Wait. Isn't that exactly what the MVP is?

ivn said...

Gregor Blanco: reserve outfielder pressed into service when Melky Cabrera was suspended.
Sergio Romo: productive reliever who was only named closer after Brian Wilson got hurt and Santiago Casilla pitched himself out of the job
Hunter Pence: regarded as arguably the best outfielder on the trade market (and, ironically enough, the Giants traded for him because they didn't want Blanco to play everyday).

what exactly is Jenkins' point in bringing these guys up?

E C said...
This comment has been removed by the author.
Eric C said...

I have never seen a stat-based site say scouting doesn't mean anything. I've been a subscriber to Baseball Prospectus for years, and some of their folks (Keith Law, Christina Kahrl, Will Carroll) are now on major sites like ESPN, and others (Keith Woolner, James Click, Dan Fox, Mike Fast) are working for MLB baseball teams.

I have been teaching for 10 years, and people who have been teaching longer than I often dismiss new ideas, because they refuse to re-examine their old ideas. Generationally, the Generation X and Y group (born in the 60's through 90's) are much more tolerant of new ideas and cultures than preceding generations.

In addition, GenY seems to be much better working with groups.

Jenkins graduated college in the 1970's (which puts his birthdate in the late 1940's, probably), and
Murray Chass was born in 1938, so I have to assume it is a generational thing.

Bengoodfella said...

Zidane, MVP isn't for player of the year? Don't you know that? It is given to the best player on a team that made the playoffs.

Ivn, Jenkins' point is the Giants saw something in these players that NO OTHER team saw. No one wanted Hunter Pence, other than any other team who was a contender and made an offer for him.

The Giants also saw something in Romo, which is why they waited so late in the draft to take him and then didn't hand him the closing job until after Casilla failed.

Eric, I haven't either. That's what Bruce Jenkins wants ignorant readers to believe, so it makes it seem like the stats-based crowd hates traditional statistics as much as the traditional statistics crowd hates the stats-based crowd. Who cares if it isn't true?

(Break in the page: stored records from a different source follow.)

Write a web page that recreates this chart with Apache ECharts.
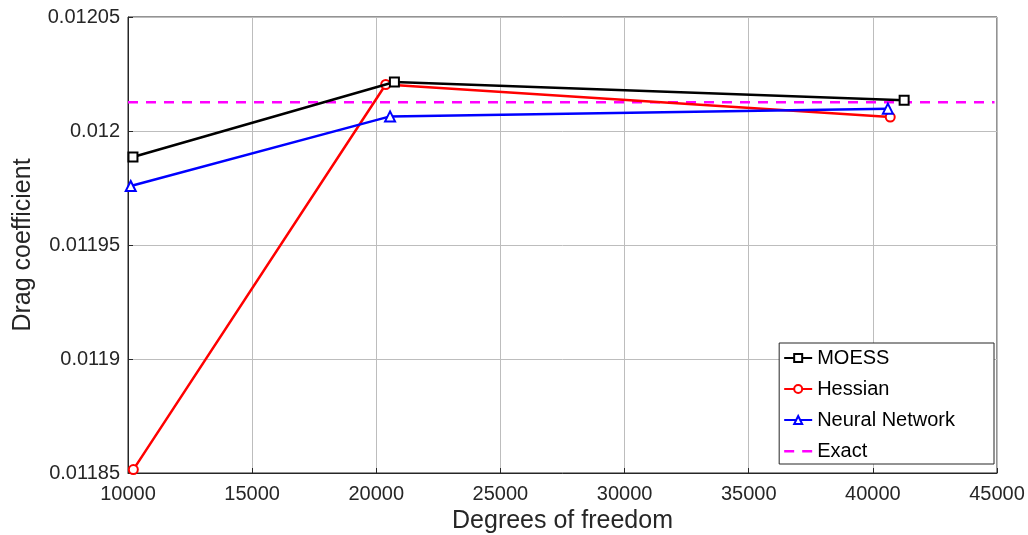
<!DOCTYPE html>
<html>
<head>
<meta charset="utf-8">
<script src="https://cdn.jsdelivr.net/npm/echarts@6/dist/echarts.min.js"></script>
<style>
  html, body { margin: 0; padding: 0; background: #fff; }
  #main { width: 1028px; height: 535px; }
</style>
</head>
<body>
<div id="main"></div>
<script>
// values
var moessX = [10200, 20730, 41260];
var moessY = [0.0119886, 0.0120215, 0.0120135];
var hessianX = [10215, 20380, 40700];
var hessianY = [0.0118515, 0.0120204, 0.0120061];
var nnX = [10110, 20555, 40605];
var nnY = [0.0119759, 0.0120064, 0.0120098];
var exactX = [10000, 44900];
var exactY = [0.0120126, 0.0120126];
var yTickLabels = ['0.01185', '0.0119', '0.01195', '0.012', '0.01205'];

function pairs(xs, ys) {
    var out = [];
    for (var i = 0; i < xs.length; i++) out.push([xs[i], ys[i]]);
    return out;
}

var myChart = echarts.init(document.getElementById('main'));
var font = '"Liberation Sans", Arial, Helvetica, sans-serif';
var axisCol = '#262626';
// dashed legend icon for the Exact line (corner dots keep the box size)
var dashIcon = 'path://M0,0h0.01v0.01h-0.01z M0,4h10v2.4h-10z M18,4h10v2.4h-10z M27.99,9.99h0.01v0.01h-0.01z';

var option = {
    animation: false,
    textStyle: { fontFamily: font },
    grid: {
        left: 128, right: 31, top: 17, bottom: 62,
        outerBoundsMode: 'none',
        show: true, borderColor: axisCol, borderWidth: 1
    },
    legend: {
        orient: 'vertical',
        right: 34, top: 343,
        backgroundColor: '#fff',
        borderColor: axisCol, borderWidth: 1, borderRadius: 0,
        padding: [5, 39, 3, 4],
        itemGap: 11,
        itemWidth: 28, itemHeight: 10,
        textStyle: { fontSize: 20, color: '#000', fontFamily: font },
        data: ['MOESS', 'Hessian', 'Neural Network', { name: 'Exact', icon: dashIcon }]
    },
    xAxis: {
        type: 'value',
        min: 10000, max: 45000, interval: 5000,
        name: 'Degrees of freedom',
        nameLocation: 'middle', nameGap: 36,
        nameTextStyle: { fontSize: 25, color: axisCol },
        axisLine: { onZero: false, lineStyle: { color: axisCol } },
        axisTick: { inside: true, length: 5, lineStyle: { color: axisCol } },
        axisLabel: {
            fontSize: 20, color: axisCol, margin: 11,
            formatter: function (v) { return String(v); }
        },
        splitLine: { show: true, lineStyle: { color: '#bdbdbd' } }
    },
    yAxis: {
        type: 'value',
        min: 0.01185, max: 0.01205, interval: 0.00005,
        name: 'Drag coefficient',
        nameLocation: 'middle', nameGap: 92,
        nameTextStyle: { fontSize: 25, color: axisCol },
        axisLine: { show: true, onZero: false, lineStyle: { color: axisCol } },
        axisTick: { show: true, inside: true, length: 5, lineStyle: { color: axisCol } },
        axisLabel: {
            fontSize: 20, color: axisCol, margin: 8,
            formatter: function (v) {
                var k = Math.round((v - 0.01185) / 0.00005);
                return yTickLabels[k] || '';
            }
        },
        splitLine: { show: true, lineStyle: { color: '#bdbdbd' } }
    },
    series: [
        {
            name: 'MOESS', type: 'line', data: pairs(moessX, moessY),
            symbol: 'emptyRect', symbolSize: 9,
            lineStyle: { color: '#000', width: 2.5 },
            itemStyle: { color: '#000', borderWidth: 2 },
            z: 4
        },
        {
            name: 'Hessian', type: 'line', data: pairs(hessianX, hessianY),
            symbol: 'emptyCircle', symbolSize: 9,
            lineStyle: { color: '#ff0000', width: 2.5 },
            itemStyle: { color: '#ff0000', borderWidth: 2 },
            z: 3
        },
        {
            name: 'Neural Network', type: 'line', data: pairs(nnX, nnY),
            symbol: 'emptyTriangle', symbolSize: 10,
            lineStyle: { color: '#0000ff', width: 2.5 },
            itemStyle: { color: '#0000ff', borderWidth: 2 },
            z: 3
        },
        {
            name: 'Exact', type: 'line', data: pairs(exactX, exactY),
            symbol: 'none',
            lineStyle: { color: '#ff00ff', width: 2.5, type: [10, 8] },
            itemStyle: { color: '#ff00ff' },
            z: 2
        }
    ]
};
myChart.setOption(option);
</script>
</body>
</html>
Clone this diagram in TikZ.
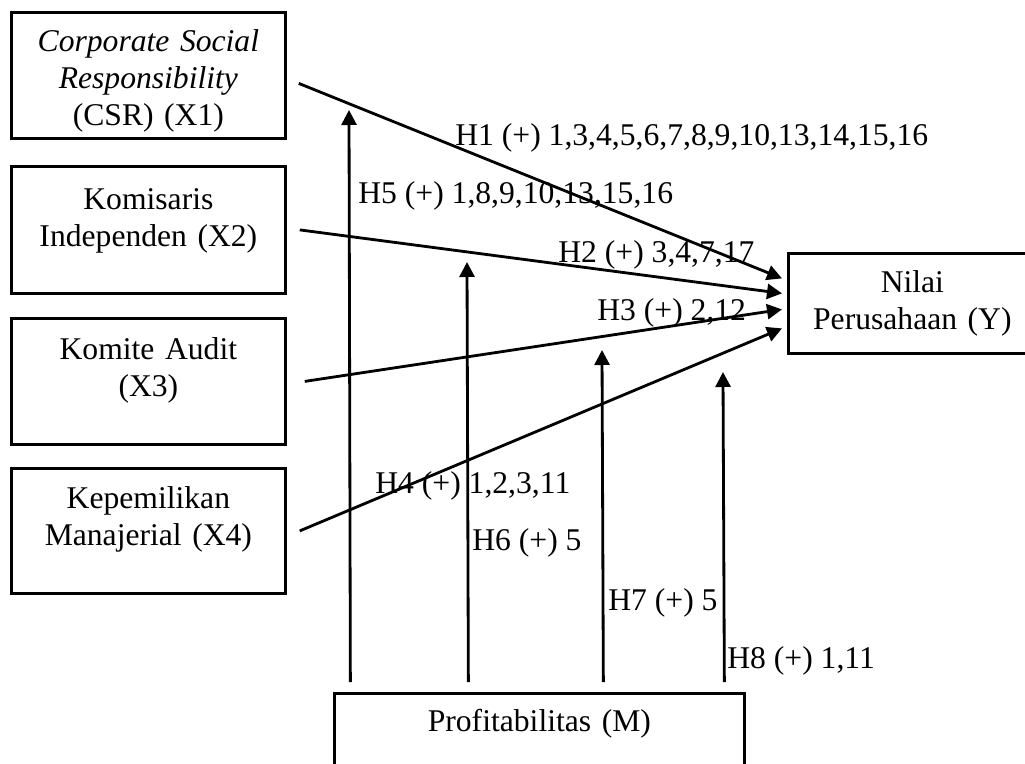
\documentclass[tikz,border=0pt]{standalone}
\usepackage{fontspec}
\setmainfont{Liberation Serif}
\usetikzlibrary{arrows.meta,calc}

\begin{document}
\begin{tikzpicture}[
    x=0.02cm, y=-0.02cm,
    every node/.style={font=\fontsize{18}{21}\selectfont},
    varbox/.style={rectangle, draw, line width=1.6pt, anchor=north west, inner sep=0pt, text width=#1, text centered, text height=0.82cm, text depth=1.70cm},
    varbox/.default=5.48cm,
    hyp/.style={-{Triangle[length=0.3cm, width=0.3cm]}, line width=1.6pt},
    lbl/.style={anchor=base west, inner sep=0pt}
]
    \useasboundingbox (0,0) rectangle (1025,764);

    % Variabel
    \node[varbox, text height=0.78cm, text depth=1.74cm] (csr) at (10,11) {\textit{Corporate Social}\\\textit{Responsibility}\\(CSR) (X1)};
    \node[varbox, text height=0.86cm, text depth=1.68cm] (kom) at (10,165) {Komisaris\\Independen (X2)};
    \node[varbox] (aud) at (10,317) {Komite Audit\\(X3)};
    \node[varbox, text height=0.80cm] (kep) at (10,467) {Kepemilikan\\Manajerial (X4)};
    \node[rectangle, draw, line width=1.6pt, anchor=north west, minimum width=4.96cm, minimum height=2cm, text width=4.5cm, text centered] (nilai) at (787,252) {Nilai\\Perusahaan (Y)};
    \node[varbox=8.2cm, text height=0.76cm, text depth=1.6cm] (profit) at (333,692) {Profitabilitas (M)};

    % Hipotesis
    \draw[hyp] ($(csr.east)+(12,8)$) -- ($(nilai.west)+(-5,-25)$);
    \draw[hyp] ($(kom.east)+(13,0)$) -- ($(nilai.west)+(-5,-10)$);
    \draw[hyp] ($(aud.east)+(18,0)$) -- ($(nilai.west)+(-5,6)$);
    \draw[hyp] ($(kep.east)+(13,0)$) -- ($(nilai.west)+(-5,25)$);

    \coordinate (m1) at (349,110);
    \coordinate (m2) at (467,262);
    \coordinate (m3) at (602,350);
    \coordinate (m4) at (723,372);
    \draw[hyp] ($(profit.north)+(-189,-10)$) -- (m1);
    \draw[hyp] ($(profit.north)+(-71,-10)$) -- (m2);
    \draw[hyp] ($(profit.north)+(64,-10)$) -- (m3);
    \draw[hyp] ($(profit.north)+(185,-10)$) -- (m4);

    \node[lbl] (h1) at (455,145) {H1 (+) 1,3,4,5,6,7,8,9,10,13,14,15,16};
    \node[lbl] (h5) at (358,203) {H5 (+) 1,8,9,10,13,15,16};
    \node[lbl] (h2) at (558,262) {H2 (+) 3,4,7,17};
    \node[lbl] (h3) at (597,320) {H3 (+) 2,12};
    \node[lbl] (h4) at (375,493) {H4 (+) 1,2,3,11};
    \node[lbl] (h6) at (472,550) {H6 (+) 5};
    \node[lbl] (h7) at (608,610) {H7 (+) 5};
    \node[lbl] (h8) at (727,668) {H8 (+) 1,11};
\end{tikzpicture}
\end{document}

That is part of the problem, that certain people refuse to re-examine old ideas. It is sort of the idea that it worked back then, so why wouldn't it work now? So you think it is a generational thing? That could easily be true because most of the anti-stats movement comes from the older sportswriter crowd. They seem to be very intolerant of the concept that old ideas may not necessarily need no re-examination. Not very open-minded.